Your task is to copy the listing exactly, with the pictures left out.

── DATA PROVIDED

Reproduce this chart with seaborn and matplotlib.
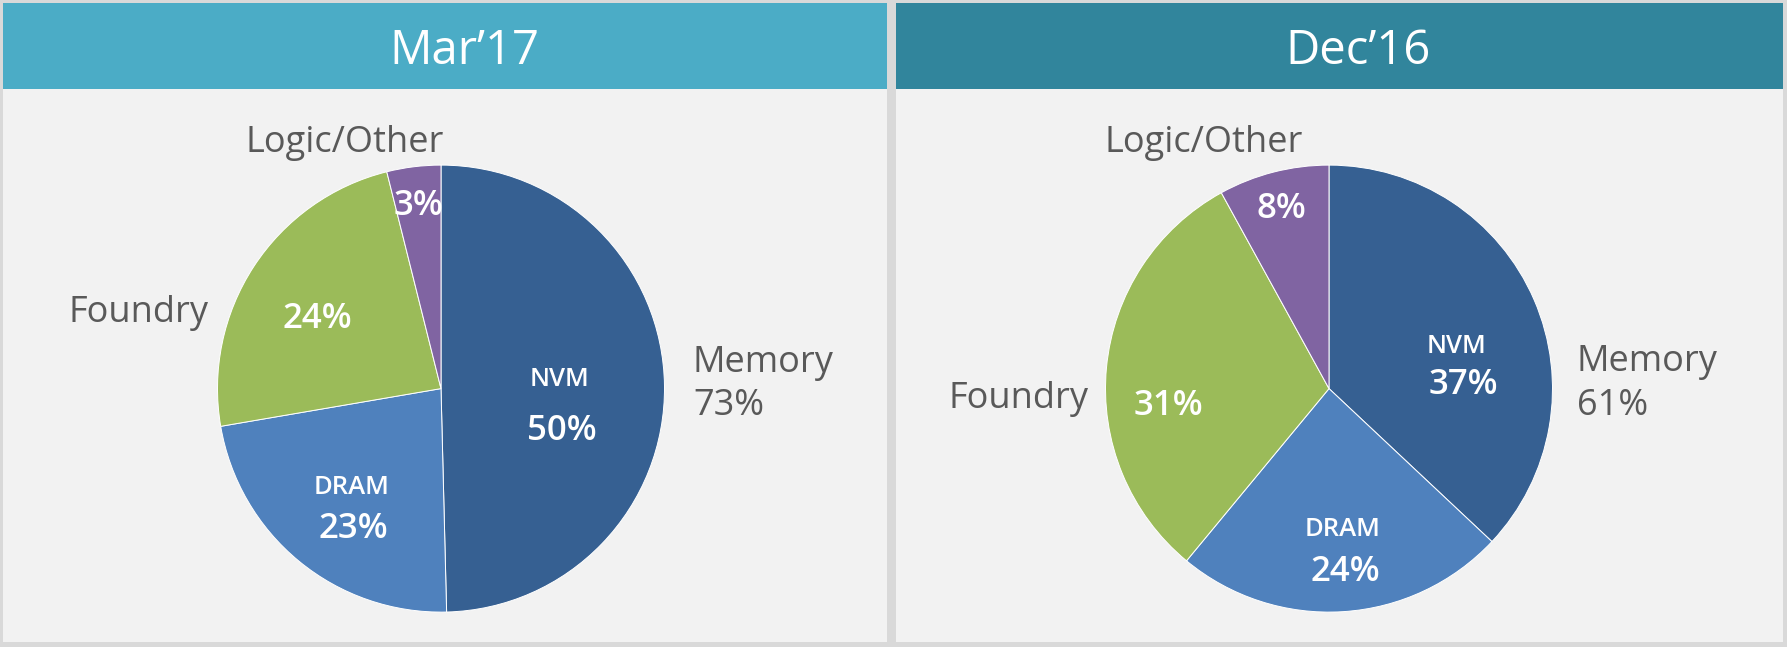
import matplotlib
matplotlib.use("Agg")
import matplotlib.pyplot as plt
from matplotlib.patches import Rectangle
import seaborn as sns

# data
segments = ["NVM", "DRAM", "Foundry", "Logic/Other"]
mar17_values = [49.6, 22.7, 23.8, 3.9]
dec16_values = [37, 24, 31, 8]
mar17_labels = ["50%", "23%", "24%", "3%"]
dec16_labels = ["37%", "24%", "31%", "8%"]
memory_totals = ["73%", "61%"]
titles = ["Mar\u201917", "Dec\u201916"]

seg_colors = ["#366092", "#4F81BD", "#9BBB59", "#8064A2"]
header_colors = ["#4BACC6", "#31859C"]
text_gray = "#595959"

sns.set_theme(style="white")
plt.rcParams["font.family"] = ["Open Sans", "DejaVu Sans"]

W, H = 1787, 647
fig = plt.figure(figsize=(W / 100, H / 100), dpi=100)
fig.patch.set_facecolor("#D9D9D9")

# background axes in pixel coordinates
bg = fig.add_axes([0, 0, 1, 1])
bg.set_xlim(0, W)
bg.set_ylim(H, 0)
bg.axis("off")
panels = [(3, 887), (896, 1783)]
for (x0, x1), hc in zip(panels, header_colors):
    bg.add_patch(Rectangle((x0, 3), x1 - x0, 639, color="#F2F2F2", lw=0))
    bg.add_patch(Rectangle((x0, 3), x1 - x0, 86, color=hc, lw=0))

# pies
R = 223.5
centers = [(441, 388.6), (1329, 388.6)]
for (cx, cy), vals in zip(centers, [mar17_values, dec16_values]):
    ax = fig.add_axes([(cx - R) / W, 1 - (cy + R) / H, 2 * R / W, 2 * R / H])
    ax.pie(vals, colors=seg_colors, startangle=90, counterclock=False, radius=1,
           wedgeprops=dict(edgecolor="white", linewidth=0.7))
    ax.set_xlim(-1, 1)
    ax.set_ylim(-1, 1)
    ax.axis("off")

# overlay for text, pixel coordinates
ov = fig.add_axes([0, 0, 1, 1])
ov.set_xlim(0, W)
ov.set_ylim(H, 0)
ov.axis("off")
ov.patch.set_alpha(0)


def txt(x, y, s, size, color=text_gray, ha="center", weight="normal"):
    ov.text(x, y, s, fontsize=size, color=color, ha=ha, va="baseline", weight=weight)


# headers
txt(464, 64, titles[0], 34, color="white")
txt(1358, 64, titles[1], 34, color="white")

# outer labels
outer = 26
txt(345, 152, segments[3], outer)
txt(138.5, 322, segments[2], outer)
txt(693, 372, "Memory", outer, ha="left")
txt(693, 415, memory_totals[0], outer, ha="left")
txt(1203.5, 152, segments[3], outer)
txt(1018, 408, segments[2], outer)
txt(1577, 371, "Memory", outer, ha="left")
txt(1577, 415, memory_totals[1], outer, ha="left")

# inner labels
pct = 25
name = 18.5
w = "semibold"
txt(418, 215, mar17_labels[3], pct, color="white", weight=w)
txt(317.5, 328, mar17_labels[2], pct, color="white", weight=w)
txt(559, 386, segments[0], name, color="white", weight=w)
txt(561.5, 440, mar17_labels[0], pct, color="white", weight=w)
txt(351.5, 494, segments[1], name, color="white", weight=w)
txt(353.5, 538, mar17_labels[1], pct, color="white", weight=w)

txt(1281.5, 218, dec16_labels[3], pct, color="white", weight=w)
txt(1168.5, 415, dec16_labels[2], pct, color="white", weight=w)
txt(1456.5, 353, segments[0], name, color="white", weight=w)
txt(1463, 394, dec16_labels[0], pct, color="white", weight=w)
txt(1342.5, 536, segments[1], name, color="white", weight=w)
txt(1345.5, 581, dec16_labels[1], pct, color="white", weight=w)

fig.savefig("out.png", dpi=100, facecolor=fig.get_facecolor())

────

» IN RESPONSE:
Reproduce this chart with seaborn and matplotlib.
import matplotlib
matplotlib.use("Agg")
import matplotlib.pyplot as plt
from matplotlib.patches import Rectangle
import seaborn as sns

# data
segments = ["NVM", "DRAM", "Foundry", "Logic/Other"]
mar17_values = [49.6, 22.7, 23.8, 3.9]
dec16_values = [37, 24, 31, 8]
mar17_labels = ["50%", "23%", "24%", "3%"]
dec16_labels = ["37%", "24%", "31%", "8%"]
memory_totals = ["73%", "61%"]
titles = ["Mar\u201917", "Dec\u201916"]

seg_colors = ["#366092", "#4F81BD", "#9BBB59", "#8064A2"]
header_colors = ["#4BACC6", "#31859C"]
text_gray = "#595959"

sns.set_theme(style="white")
plt.rcParams["font.family"] = ["Open Sans", "DejaVu Sans"]

W, H = 1787, 647
fig = plt.figure(figsize=(W / 100, H / 100), dpi=100)
fig.patch.set_facecolor("#D9D9D9")

# background axes in pixel coordinates
bg = fig.add_axes([0, 0, 1, 1])
bg.set_xlim(0, W)
bg.set_ylim(H, 0)
bg.axis("off")
panels = [(3, 887), (896, 1783)]
for (x0, x1), hc in zip(panels, header_colors):
    bg.add_patch(Rectangle((x0, 3), x1 - x0, 639, color="#F2F2F2", lw=0))
    bg.add_patch(Rectangle((x0, 3), x1 - x0, 86, color=hc, lw=0))

# pies
R = 223.5
centers = [(441, 388.6), (1329, 388.6)]
for (cx, cy), vals in zip(centers, [mar17_values, dec16_values]):
    ax = fig.add_axes([(cx - R) / W, 1 - (cy + R) / H, 2 * R / W, 2 * R / H])
    ax.pie(vals, colors=seg_colors, startangle=90, counterclock=False, radius=1,
           wedgeprops=dict(edgecolor="white", linewidth=0.7))
    ax.set_xlim(-1, 1)
    ax.set_ylim(-1, 1)
    ax.axis("off")

# overlay for text, pixel coordinates
ov = fig.add_axes([0, 0, 1, 1])
ov.set_xlim(0, W)
ov.set_ylim(H, 0)
ov.axis("off")
ov.patch.set_alpha(0)


def txt(x, y, s, size, color=text_gray, ha="center", weight="normal"):
    ov.text(x, y, s, fontsize=size, color=color, ha=ha, va="baseline", weight=weight)


# headers
txt(464, 64, titles[0], 34, color="white")
txt(1358, 64, titles[1], 34, color="white")

# outer labels
outer = 26
txt(345, 152, segments[3], outer)
txt(138.5, 322, segments[2], outer)
txt(693, 372, "Memory", outer, ha="left")
txt(693, 415, memory_totals[0], outer, ha="left")
txt(1203.5, 152, segments[3], outer)
txt(1018, 408, segments[2], outer)
txt(1577, 371, "Memory", outer, ha="left")
txt(1577, 415, memory_totals[1], outer, ha="left")

# inner labels
pct = 25
name = 18.5
w = "semibold"
txt(418, 215, mar17_labels[3], pct, color="white", weight=w)
txt(317.5, 328, mar17_labels[2], pct, color="white", weight=w)
txt(559, 386, segments[0], name, color="white", weight=w)
txt(561.5, 440, mar17_labels[0], pct, color="white", weight=w)
txt(351.5, 494, segments[1], name, color="white", weight=w)
txt(353.5, 538, mar17_labels[1], pct, color="white", weight=w)

txt(1281.5, 218, dec16_labels[3], pct, color="white", weight=w)
txt(1168.5, 415, dec16_labels[2], pct, color="white", weight=w)
txt(1456.5, 353, segments[0], name, color="white", weight=w)
txt(1463, 394, dec16_labels[0], pct, color="white", weight=w)
txt(1342.5, 536, segments[1], name, color="white", weight=w)
txt(1345.5, 581, dec16_labels[1], pct, color="white", weight=w)

fig.savefig("out.png", dpi=100, facecolor=fig.get_facecolor())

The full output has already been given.